Yet again the sight of swathes of the UK under water dominated the news bulletins. The BBC repeated the footage of a hapless motorist sweeping past its cameras into the flooded ford, only to grind to a halt and have to push his car out of the deluge in front of a gawping nation. There was talk of the great Christmas getaway becoming the great Christmas going nowhere, with shopkeepers wringing hands at the prospect of their biggest trading day being called off. The Environment Agency had all hands to the pump (literally in some cases) as it struggled to keep drainage channels clear of debris.
What strikes clear about the latest series of flooding events is the geographical spread.
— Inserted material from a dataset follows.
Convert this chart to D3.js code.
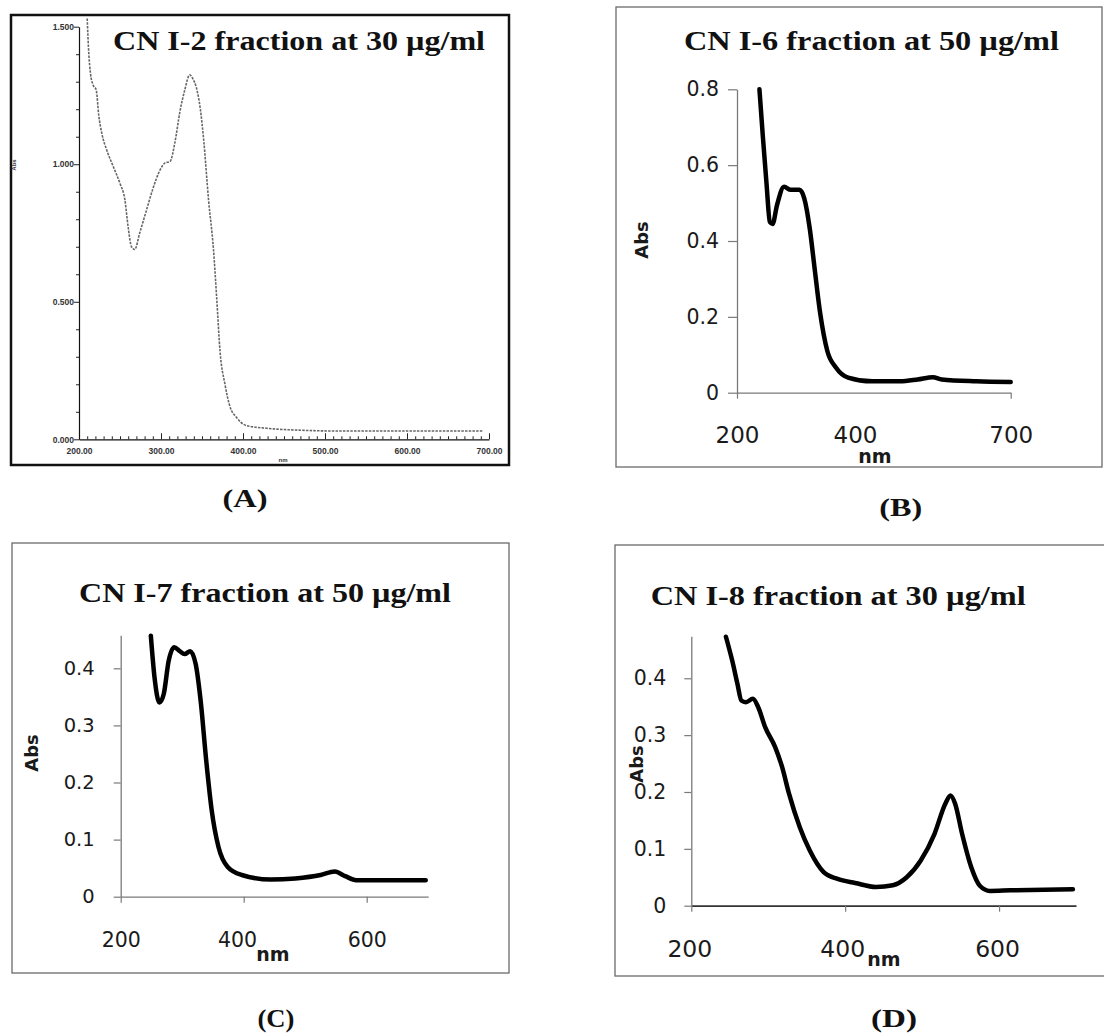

In years gone by, certain places were prone to floods at the wettest times and people knew where they were. Recently, the whole country has, at one time or another, had to gird its loins and fear the worst. The Met Office, meanwhile, has predicted that next year will be one of the warmest on record – one of the 10 warmest globally in records that go back to 1850. Whether that is due to greenhouse gas emissions, the natural fluctuations in climate or a combination of the two is unclear.
• Ed Davey, in the meantime, has postponed a decision on whether to include aviation and shipping emissions in the UK's targets. That means, of course, he can now pretend the issue does not exist until after the next election. He didn't say whether that means there are no emissions from aeroplanes or ships – on the basis that is I refuse to mention it, it doesn't exist.
• Of a more pressing and direct impact on this little corner of the world is the decision to allow fracking for shale gas to recommence in Lancashire. There have been horror stories emerging from some parts of the world of the effects on water supplies, but that doesn't seem to bother some Members of Parliament who just want to see we get our 'fair share' of the spoils.
• Global warming and the associated perils and inconveniences are all now irrelevant, of course, because the world is just about to end – today! That is according to some very strange people who have latched on to the fact that the Mayans (you know, the ancient people who knew EVERYTHING about EVERYTHING) stopped bothering with their calendar after today. If I don't add any more columns following this one, you'll know the strange people are right and I've got my comeuppance. It would certainly bode ill for the Met Office's own predictions. There should be a category in the Environment Directory for 'soothsayers' or 'apocalypse predictors'.